North Vancouver runner misses 60-hour cutoff time by six seconds
Gary Robbins
North Vancouver's Gary Robbins listens to race instructions before the start of the 2016 Barkley Marathons. photo Keith Knipling

North Vancouver’s Gary Robbins came agonizingly close to completing The Barkley Marathons Monday, a competition regarded by many as the toughest foot race in the world.

According to Canadian Running magazine’s onsite reporting, Robbins missed the cut-off for the 60-hour race by six seconds, and arrived at the finish line from the wrong direction.

John Kelly from Washington, D.C., became the 15th finisher in the race’s history, completing the course in 59 hours and 30 minutes.

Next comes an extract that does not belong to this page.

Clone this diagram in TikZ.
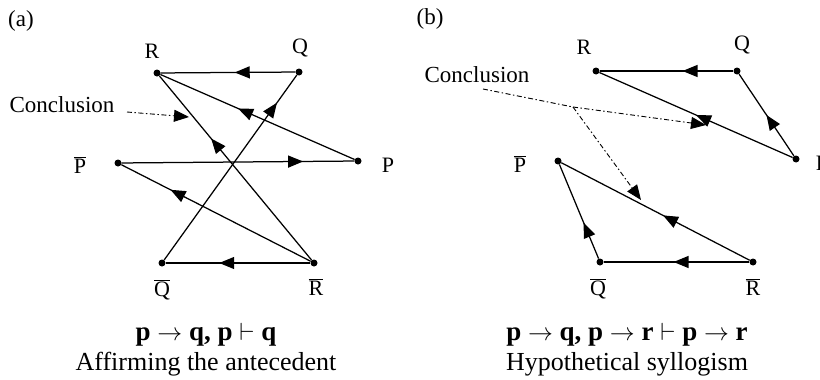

The diabolical ultra-marathon involves completing five loops of a course set through thick brush in Frozen Head State Park in Tennessee, a total distance that equals at least 100 miles. The full course contains an elevation gain that is approximately equivalent to climbing Mount Everest twice.  

Video posted on the Canadian Running website shows Robbins sprinting to touch the famous “yellow gate” that marks the end of the course and collapsing to the ground. Robbins had collected all of the book pages that are used to mark progress on the course but got disoriented in fog and snow near the end of the final loop.

“I took the wrong side of the mountain in the fog,” Robbins can be heard explaining. “I went the wrong way.” Race organizers at the finish line indicated that even if Robbins had made the 60-hour cut-off he would not have been an official finisher because he did not arrive by the correct trail.

Robbins, a highly decorated ultra-marathoner, first attempted the race last year and finished 4½  laps before a navigation error made it impossible for him to complete the course in the allotted time. It was the best ever finish for a Canadian racer and third best for a rookie.

At the conclusion of this year’s race Robbins was once again serenaded by a bugler playing “Taps,” a tradition carried out for all who fail to finish the race.